● Exercise requirements
Retype the lines beneath this one, from the first through the line containing "y_step = [10, 10, 20, 20]". Pictures are left out.

+++

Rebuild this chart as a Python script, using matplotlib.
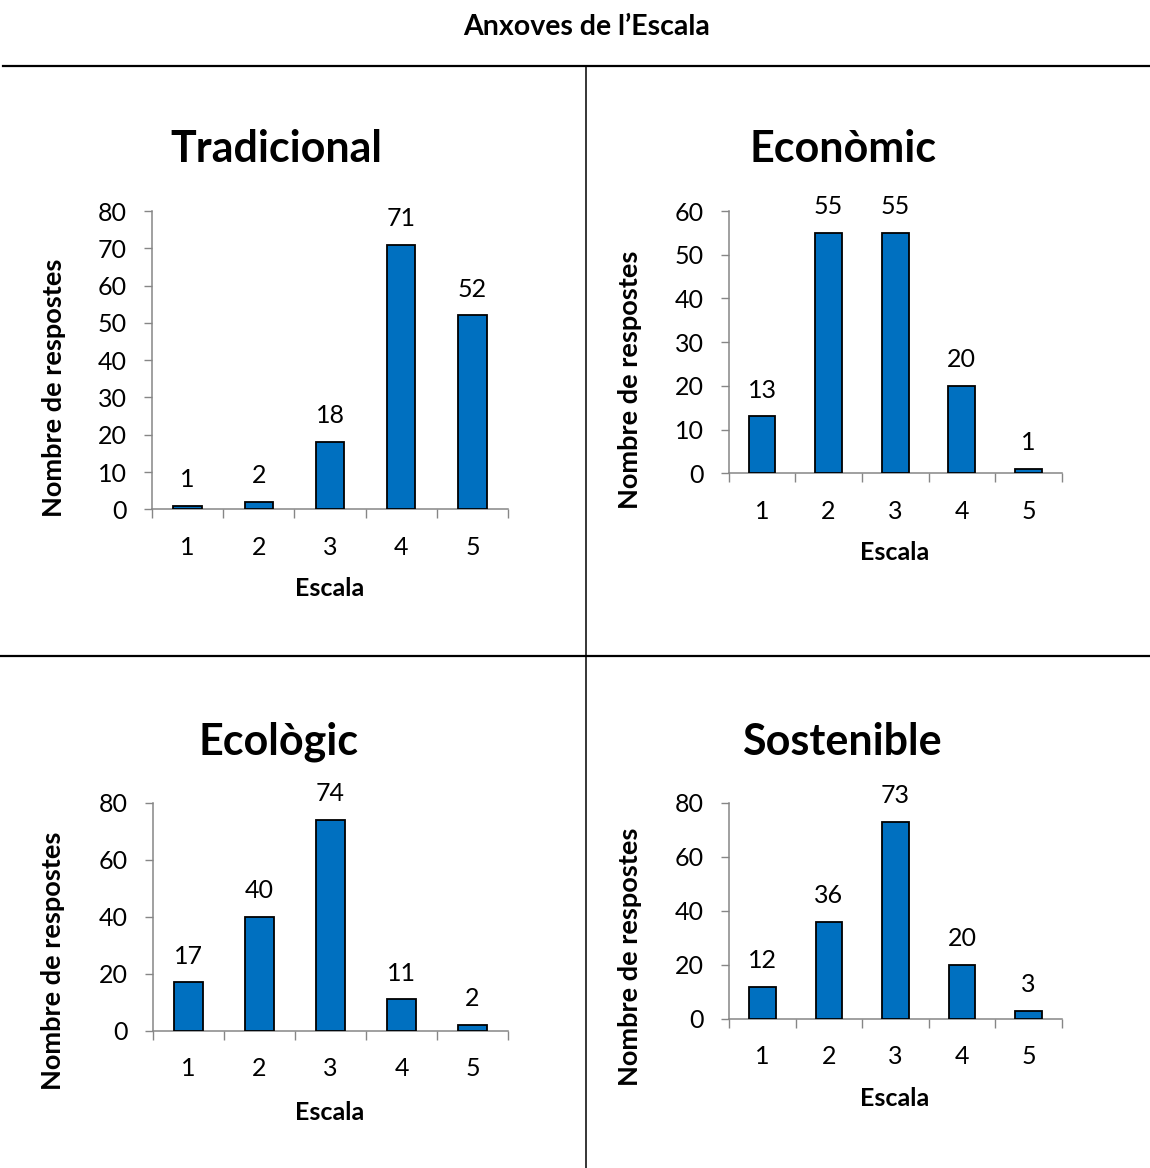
import matplotlib
matplotlib.use("Agg")
import matplotlib.pyplot as plt
from matplotlib.lines import Line2D

plt.rcParams['font.family'] = ['Lato', 'DejaVu Sans']

W, H = 1150, 1168

# survey answers per point of the scale
escala = [1, 2, 3, 4, 5]
tradicional = [1, 2, 18, 71, 52]
economic = [13, 55, 55, 20, 1]
ecologic = [17, 40, 74, 11, 2]
sostenible = [12, 36, 73, 20, 3]

titols = ['Tradicional', 'Econòmic', 'Ecològic', 'Sostenible']
series = [tradicional, economic, ecologic, sostenible]
y_max = [80, 60, 80, 80]
y_step = [10, 10, 20, 20]

# panel layout in pixels: (left, right, y of zero line, y of top tick)
panels = [
    (152, 508, 509.3, 211),
    (728.7, 1061.7, 473.3, 211),
    (153, 508, 1030.7, 802.7),
    (729, 1061.7, 1019, 802.7),
]
title_pos = [(276, 162), (843, 162), (278, 755), (842, 755)]
ylabel_pos = [(54, 388), (630, 380), (53, 961), (630, 957)]
xlabel_pos = [(330, 588), (895, 553), (330, 1112), (895, 1098)]

BLUE = '#0070C0'
GRAY = '#868686'


def fx(x):
    return x / W


def fy(y):
    return 1 - y / H


fig = plt.figure(figsize=(W / 100, H / 100), dpi=100)

fig.text(fx(587), fy(27), "Anxoves de l\u2019Escala", ha='center', va='center',
         fontsize=20.5, fontweight='bold')

# frame lines dividing the four panels
fig.add_artist(Line2D([fx(3), 1], [fy(66), fy(66)], color='black', lw=1.6))
fig.add_artist(Line2D([0, 1], [fy(656), fy(656)], color='black', lw=1.6))
fig.add_artist(Line2D([fx(586), fx(586)], [fy(66), 0], color='black', lw=1.1))

for i, vals in enumerate(series):
    left, right, y0, ytop = panels[i]
    ax = fig.add_axes([fx(left), fy(y0), (right - left) / W, (y0 - ytop) / H])

    ax.bar(escala, vals, width=0.4, color=BLUE, edgecolor='black', linewidth=1.3, zorder=3)
    for x, v in zip(escala, vals):
        ax.annotate(str(v), (x, v), xytext=(0, 13.5), textcoords='offset points',
                    ha='center', va='baseline', fontsize=18)

    ax.set_xlim(0.5, 5.5)
    ax.set_ylim(0, y_max[i])
    ax.set_yticks(range(0, y_max[i] + 1, y_step[i]))

    # category boundaries carry the ticks, centres carry the labels
    ax.set_xticks([0.5, 1.5, 2.5, 3.5, 4.5, 5.5])
    ax.set_xticklabels([])
    ax.set_xticks(escala, minor=True)
    ax.set_xticklabels([str(e) for e in escala], minor=True)
    ax.tick_params(axis='x', which='major', direction='out', length=6.5, width=1, color=GRAY)
    ax.tick_params(axis='x', which='minor', length=0, pad=19, labelsize=18)
    ax.tick_params(axis='y', direction='out', length=6, width=1, color=GRAY,
                   pad=12, labelsize=18)

    for side in ['top', 'right']:
        ax.spines[side].set_visible(False)
    for side in ['left', 'bottom']:
        ax.spines[side].set_color(GRAY)
        ax.spines[side].set_linewidth(1.1)

    tx, ty = title_pos[i]
    fig.text(fx(tx), fy(ty), titols[i], ha='center', va='baseline',
             fontsize=31, fontweight='bold')
    lx, ly = ylabel_pos[i]
    fig.text(fx(lx), fy(ly), 'Nombre de respostes', ha='center', va='center',
             rotation=90, fontsize=19.5, fontweight='bold')
    ex, ey = xlabel_pos[i]
    fig.text(fx(ex), fy(ey), 'Escala', ha='center', va='center',
             fontsize=18, fontweight='bold')

fig.savefig('out.png', dpi=100)
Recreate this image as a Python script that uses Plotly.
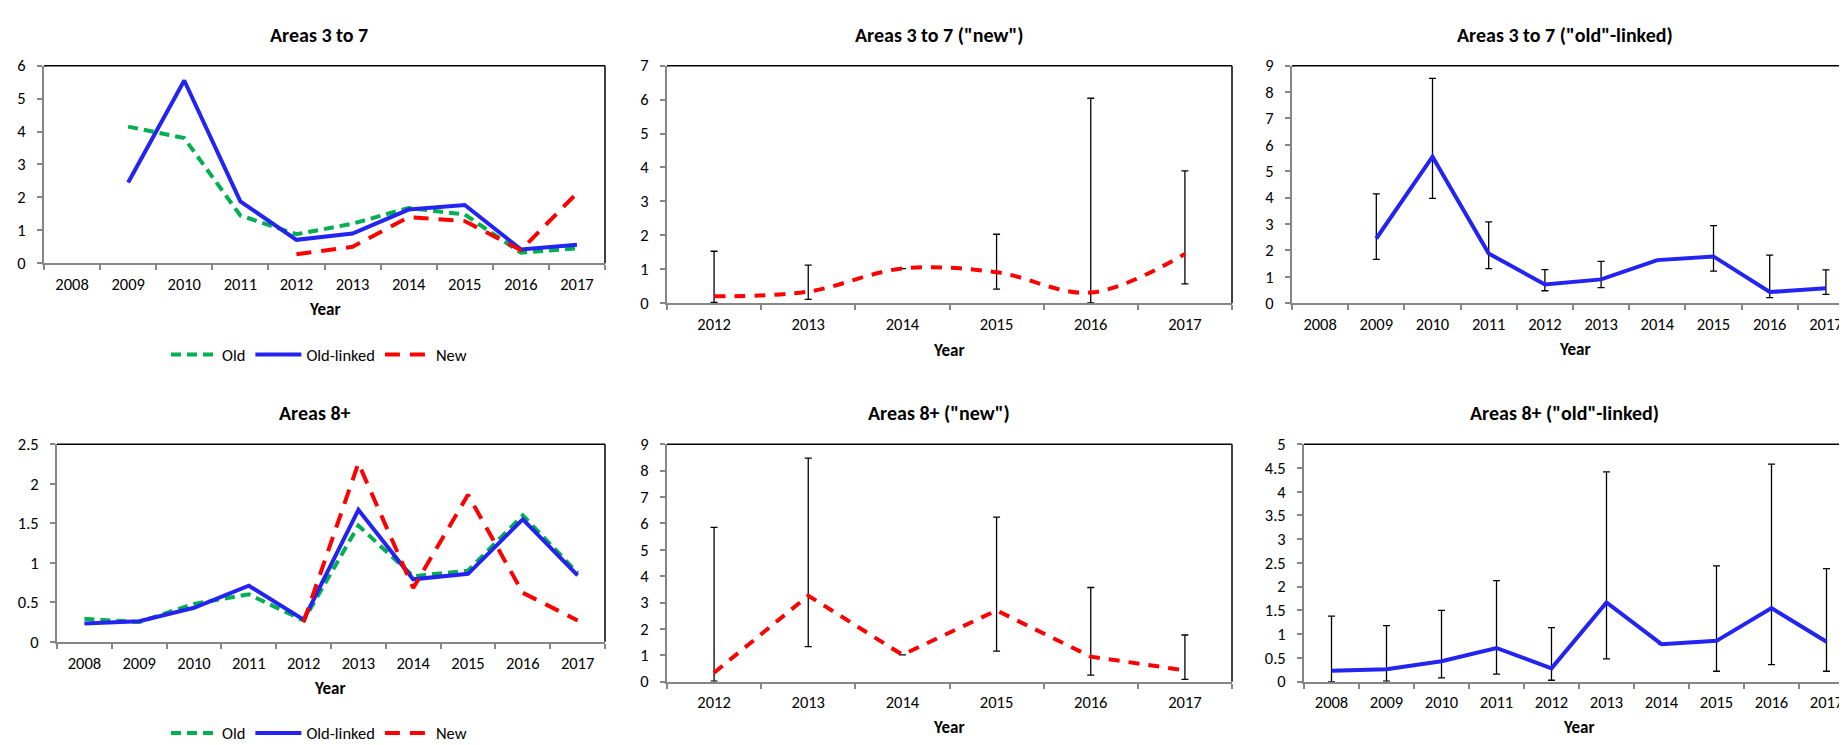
import plotly.graph_objects as go

W, H = 1847, 745

years_all = ["2008", "2009", "2010", "2011", "2012", "2013", "2014", "2015", "2016", "2017"]
years_new = ["2012", "2013", "2014", "2015", "2016", "2017"]

# Areas 3 to 7
a37_old = [None, 4.15, 3.8, 1.45, 0.88, 1.2, 1.68, 1.48, 0.32, 0.45]
a37_linked = [None, 2.45, 5.55, 1.88, 0.71, 0.9, 1.63, 1.77, 0.42, 0.56]
a37_new_cmp = [None, None, None, None, 0.27, 0.5, 1.4, 1.28, 0.4, 2.13]

# Areas 3 to 7 ("new") with intervals
a37_new = [0.2, 0.34, 1.02, 0.91, 0.31, 1.45]
a37_new_hi = [1.53, 1.12, None, 2.03, 6.04, 3.9]
a37_new_lo = [0.02, 0.11, None, 0.41, 0.01, 0.57]

# Areas 3 to 7 ("old"-linked) with intervals
a37_lk_hi = [None, 4.14, 8.52, 3.08, 1.27, 1.58, None, 2.94, 1.82, 1.26]
a37_lk_lo = [None, 1.66, 3.97, 1.31, 0.47, 0.59, None, 1.21, 0.21, 0.33]

# Areas 8+
a8_old = [0.29, 0.25, 0.48, 0.6, 0.27, 1.47, 0.83, 0.9, 1.6, 0.87]
a8_linked = [0.23, 0.26, 0.43, 0.71, 0.28, 1.67, 0.79, 0.86, 1.55, 0.84]
a8_new_cmp = [None, None, None, None, 0.25, 2.26, 0.68, 1.86, 0.62, 0.27]

# Areas 8+ ("new") with intervals
a8_new = [0.34, 3.26, 1.02, 2.7, 0.95, 0.43]
a8_new_hi = [5.85, 8.47, None, 6.24, 3.57, 1.77]
a8_new_lo = [0.02, 1.33, None, 1.16, 0.25, 0.09]

# Areas 8+ ("old"-linked) with intervals
a8_lk_hi = [1.38, 1.18, 1.5, 2.13, 1.14, 4.42, None, 2.44, 4.58, 2.38]
a8_lk_lo = [0.0, 0.01, 0.08, 0.16, 0.03, 0.48, None, 0.22, 0.36, 0.22]

titles = ["Areas 3 to 7", 'Areas 3 to 7 ("new")', 'Areas 3 to 7 ("old"-linked)',
          "Areas 8+", 'Areas 8+ ("new")', 'Areas 8+ ("old"-linked)']

GREEN = "#00B050"
BLUE = "#2323F2"
RED = "#FF0000"
AXIS = "#868686"
FONT = "Carlito, Calibri, Lato, sans-serif"
LW = 4
TICK = 16.5

# plot areas in pixels: (left, right, top, bottom)
boxes = [(36, 597, 49, 252), (659, 1224, 49, 293), (1284, 1846, 49, 293),
         (49, 597, 438, 641), (659, 1224, 438, 682), (1296, 1846, 438, 682)]
yranges = [(6, 1), (7, 1), (9, 1), (2.5, 0.5), (9, 1), (5, 0.5)]
title_pos = [(311, 17), (931, 17), (1557, 17), (307, 406), (931, 406), (1556, 406)]
year_pos = [(316, 300), (940, 342), (1566, 341), (321, 689), (940, 729), (1570, 729)]

fig = go.Figure()


def err(vals, hi, lo):
    plus = [None if (h is None or v is None) else round(h - v, 3) for v, h in zip(vals, hi)]
    minus = [None if (l is None or v is None) else round(v - l, 3) for v, l in zip(vals, lo)]
    return dict(type="data", symmetric=False, array=plus, arrayminus=minus,
                color="#000000", thickness=1.3, width=3.5)


GDASH = "10px,6px"
RDASH = "15px,10px"

# Panel 1
fig.add_trace(go.Scatter(x=years_all, y=a37_old, mode="lines", name="Old",
                         line=dict(color=GREEN, width=LW, dash=GDASH),
                         xaxis="x", yaxis="y", legend="legend"))
fig.add_trace(go.Scatter(x=years_all, y=a37_linked, mode="lines", name="Old-linked",
                         line=dict(color=BLUE, width=LW), xaxis="x", yaxis="y", legend="legend"))
fig.add_trace(go.Scatter(x=years_all, y=a37_new_cmp, mode="lines", name="New",
                         line=dict(color=RED, width=LW, dash=RDASH),
                         xaxis="x", yaxis="y", legend="legend"))
# Panel 2
fig.add_trace(go.Scatter(x=years_new, y=a37_new, mode="lines", showlegend=False,
                         line=dict(color=RED, width=LW, dash="11px,9px", shape="spline"),
                         error_y=err(a37_new, a37_new_hi, a37_new_lo),
                         xaxis="x2", yaxis="y2"))
# Panel 3
fig.add_trace(go.Scatter(x=years_all, y=a37_linked, mode="lines", showlegend=False,
                         line=dict(color=BLUE, width=LW),
                         error_y=err(a37_linked, a37_lk_hi, a37_lk_lo),
                         xaxis="x3", yaxis="y3"))
# Panel 4
fig.add_trace(go.Scatter(x=years_all, y=a8_old, mode="lines", name="Old",
                         line=dict(color=GREEN, width=LW, dash=GDASH),
                         xaxis="x4", yaxis="y4", legend="legend2"))
fig.add_trace(go.Scatter(x=years_all, y=a8_linked, mode="lines", name="Old-linked",
                         line=dict(color=BLUE, width=LW), xaxis="x4", yaxis="y4", legend="legend2"))
fig.add_trace(go.Scatter(x=years_all, y=a8_new_cmp, mode="lines", name="New",
                         line=dict(color=RED, width=LW, dash=RDASH),
                         xaxis="x4", yaxis="y4", legend="legend2"))
# Panel 5
fig.add_trace(go.Scatter(x=years_new, y=a8_new, mode="lines", showlegend=False,
                         line=dict(color=RED, width=LW, dash="11px,9px"),
                         error_y=err(a8_new, a8_new_hi, a8_new_lo),
                         xaxis="x5", yaxis="y5"))
# Panel 6
fig.add_trace(go.Scatter(x=years_all, y=a8_linked, mode="lines", showlegend=False,
                         line=dict(color=BLUE, width=LW),
                         error_y=err(a8_linked, a8_lk_hi, a8_lk_lo),
                         xaxis="x6", yaxis="y6"))

layout = dict(width=W, height=H, margin=dict(l=0, r=0, t=0, b=0),
              paper_bgcolor="white", plot_bgcolor="white",
              font=dict(family=FONT, size=TICK, color="#000000"))

cats = [years_all, years_new, years_all, years_all, years_new, years_all]
shapes = []
for i, (l, r, t, b) in enumerate(boxes):
    n = "" if i == 0 else str(i + 1)
    layout["xaxis" + n] = dict(domain=[l / W, r / W], anchor="y" + n, type="category",
                               categoryorder="array", categoryarray=cats[i],
                               range=[-0.5, len(cats[i]) - 0.5],
                               tickson="boundaries", ticks="outside", ticklen=5,
                               tickwidth=1.5, tickcolor=AXIS, showline=True,
                               linecolor=AXIS, linewidth=2, showgrid=False,
                               zeroline=False, ticklabelstandoff=5,
                               tickfont=dict(size=TICK), fixedrange=True)
    ymax, dt = yranges[i]
    layout["yaxis" + n] = dict(domain=[1 - b / H, 1 - t / H], anchor="x" + n,
                               range=[0, ymax], dtick=dt, tick0=0, ticks="outside",
                               ticklen=5, tickwidth=1.5, tickcolor=AXIS, showline=True,
                               linecolor=AXIS, linewidth=2, showgrid=False,
                               zeroline=False, ticklabelstandoff=8,
                               tickfont=dict(size=TICK), fixedrange=True)
    xr = "x" + n + " domain"
    yr = "y" + n + " domain"
    # black plot-area border on top and right
    shapes.append(dict(type="line", xref=xr, yref=yr, x0=0, x1=1, y0=1, y1=1,
                       line=dict(color="#000000", width=1.5), layer="above"))
    shapes.append(dict(type="line", xref=xr, yref=yr, x0=1, x1=1, y0=0, y1=1,
                       line=dict(color="#000000", width=1.5), layer="above"))
layout["shapes"] = shapes

ann = []
for (x, y), txt in zip(title_pos, titles):
    ann.append(dict(x=x / W, y=1 - y / H, xref="paper", yref="paper", text="<b>" + txt + "</b>",
                    showarrow=False, xanchor="center", yanchor="middle",
                    font=dict(size=20, family=FONT)))
for (x, y) in year_pos:
    ann.append(dict(x=x / W, y=1 - y / H, xref="paper", yref="paper", text="<b>Year</b>",
                    showarrow=False, xanchor="center", yanchor="middle",
                    font=dict(size=17, family=FONT)))
layout["annotations"] = ann

leg = dict(orientation="h", xanchor="center", yanchor="middle", bgcolor="rgba(0,0,0,0)",
           font=dict(size=TICK, family=FONT), itemwidth=46, traceorder="normal")
layout["legend"] = dict(leg, x=311 / W, y=1 - 346 / H)
layout["legend2"] = dict(leg, x=311 / W, y=1 - 735 / H)

fig.update_layout(**layout)
fig.write_html("out.html")
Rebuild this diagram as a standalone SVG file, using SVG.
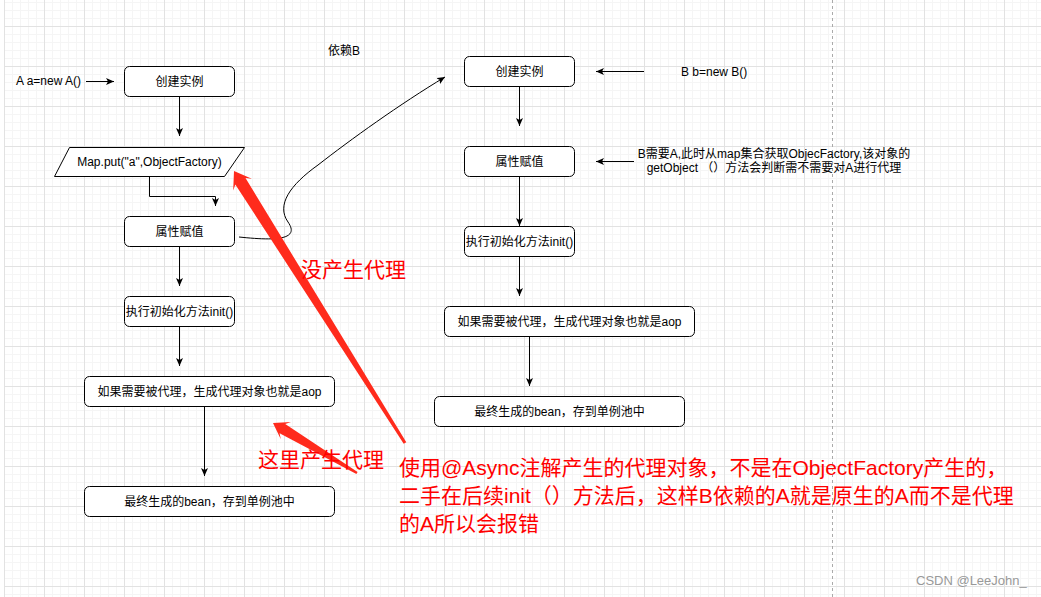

+++

● Exercise response
Rebuild this chart as a Python script, using matplotlib.
import matplotlib
matplotlib.use("Agg")
import matplotlib.pyplot as plt
from matplotlib.lines import Line2D

plt.rcParams['font.family'] = ['Lato', 'DejaVu Sans']

W, H = 1150, 1168

# survey answers per point of the scale
escala = [1, 2, 3, 4, 5]
tradicional = [1, 2, 18, 71, 52]
economic = [13, 55, 55, 20, 1]
ecologic = [17, 40, 74, 11, 2]
sostenible = [12, 36, 73, 20, 3]

titols = ['Tradicional', 'Econòmic', 'Ecològic', 'Sostenible']
series = [tradicional, economic, ecologic, sostenible]
y_max = [80, 60, 80, 80]
y_step = [10, 10, 20, 20]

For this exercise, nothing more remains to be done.